Running through a mostly barren part of northern England, for 73 miles, lies one of the greatest Roman ruins in all of Europe: Hadrian's Wall. Built around 122 CE, the wall is the attempt of the Emperor Hadrian to mark, and defend, the northernmost frontier of the Roman Empire.

Why Rome fell is the subject of enough books to fill an entire Barnes and Noble. Most theories suggest some form of negative event that was the beginning of the end, whether it be corruption, barbarian tribes, overextension or a litany of other similar reasons.

British historian Mary Beard has a more unusual take on the matter. She contends that the fall of Rome began with Hadrian's wall. Not with the deterioration of Hadrian's wall, but with its construction. It was precisely this symbol of might and power that pulled the rug from under the 2,500 mile wide empire founded by Romulus and Remus. Hadrian brought it all crumbling down, she says.

As an aside, in Jewish history Hadrian has a very negative image - even worse than Titus, who destroyed the Second Temple in Jerusalem in 70 CE. Hadrian brutally crushed the Bar Kochba Jewish revolt, massacring many hundreds of thousand in doing so. It was Hadrian who had the over million-strong Jewish community in Alexandria, Egypt wiped out in a tremendous pogrom, Hadrian who razed Jerusalem, renamed the Land of Israel to delete its Jewish history and outlawed Judaism. After the Roman siege and destruction of the great city of Beitar in northern Israel, Hadrian refused to let the dead be buried for years. And the list goes on.

Back to Hadrian's grand stone barrier. Ms. Beard says that up until the Wall, Rome had been an internal energy - ever expanding, ever growing, and undefined. Hadrian's Wall changed that fundamentally. Rome now became something defined, marked, caged in, and limited - however massive those limits were. And there's only so long a finite, physical, limited structure can last. By the time Hadrian's bust would be pulled from the river Thames in 1834, there was long nothing left of the empire whose boundaries his wall once defined.

In this week's Torah portion we read the Ten Commandments. They highlight this very point; the importance of defining ourselves not by physical definitions, but by spiritual ones:

Nine of ten are actions-based commandments (honor your parents, don't steal et al.). But commandment numero uno is different. It's the Mitzvah of 'I am the Lord your G‑d' (אנכי ה׳ אלקיך). This first commandment is an idea, a fundamental belief. (Ultimately, every Mitzvah must be a form of action. This Mitzvah is no exception, with the action being meditation on the oneness of G‑d).

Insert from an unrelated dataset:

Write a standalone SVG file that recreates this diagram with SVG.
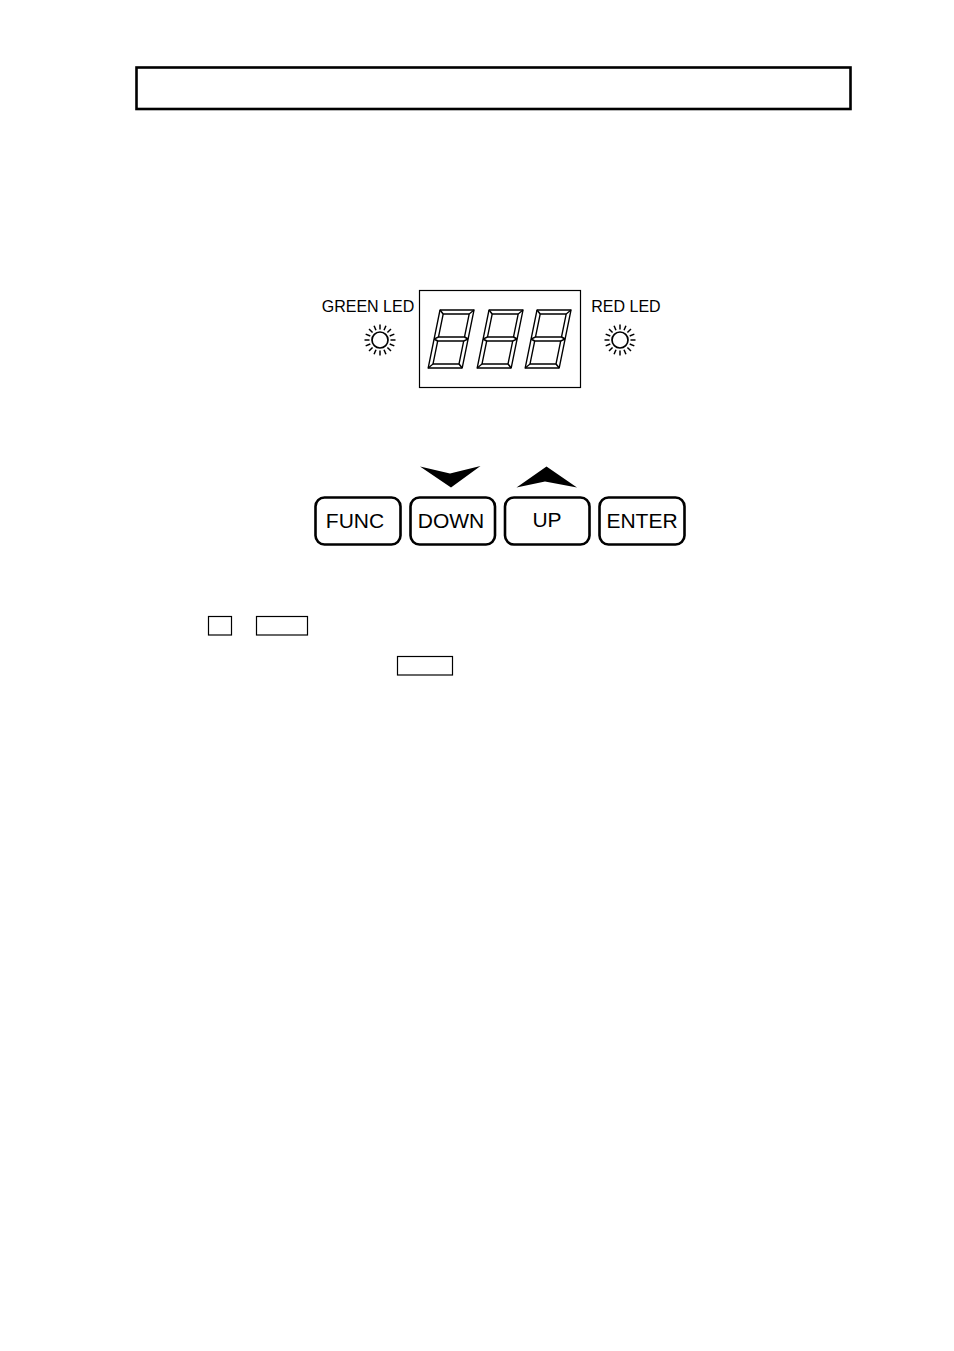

The faith and energy that comes from this single 'idea' Mitzvah is what powers all of Judaism. For it doesn't only mean that there is one G‑d. It means that everything comes from G‑d, and everything - at its heart - is G‑dly energy. This knowledge - that the entire world is essentially, at heart, a holy, good entity - is what drives every other Mitzvah. It's the motto of Judaism's millennia long quest to refine and elevate our world through good deeds, Mitzvahs, goodness and kindness. It's an idea that powers all the action.

On a more personal level, it teaches us a profound lesson as well. Knowledge is power. What our minds are filled with has a tremendous, outsized impact on everything we do. Of course careers, hobbies and favorite vacation spots are extremely important. But they're like Hadrian's wall: Defined and limited. As human beings, we need more. In the words of the the second century sage Rabbi Akiva, 'A Jew needs Judaism like a fish needs water'. 

Having a strong, nourished Jewish center at our core powers  everything we do. It can transform us from limited physical creatures to unlimited, boundless, energized, happy people. Unlike Hadrian and his wall, we'd never stop growing, never feel jaded.

If Hadrian had been reminded of this point, we just might've been living in the Civitates Foederatae Americae under the Roman Eagle.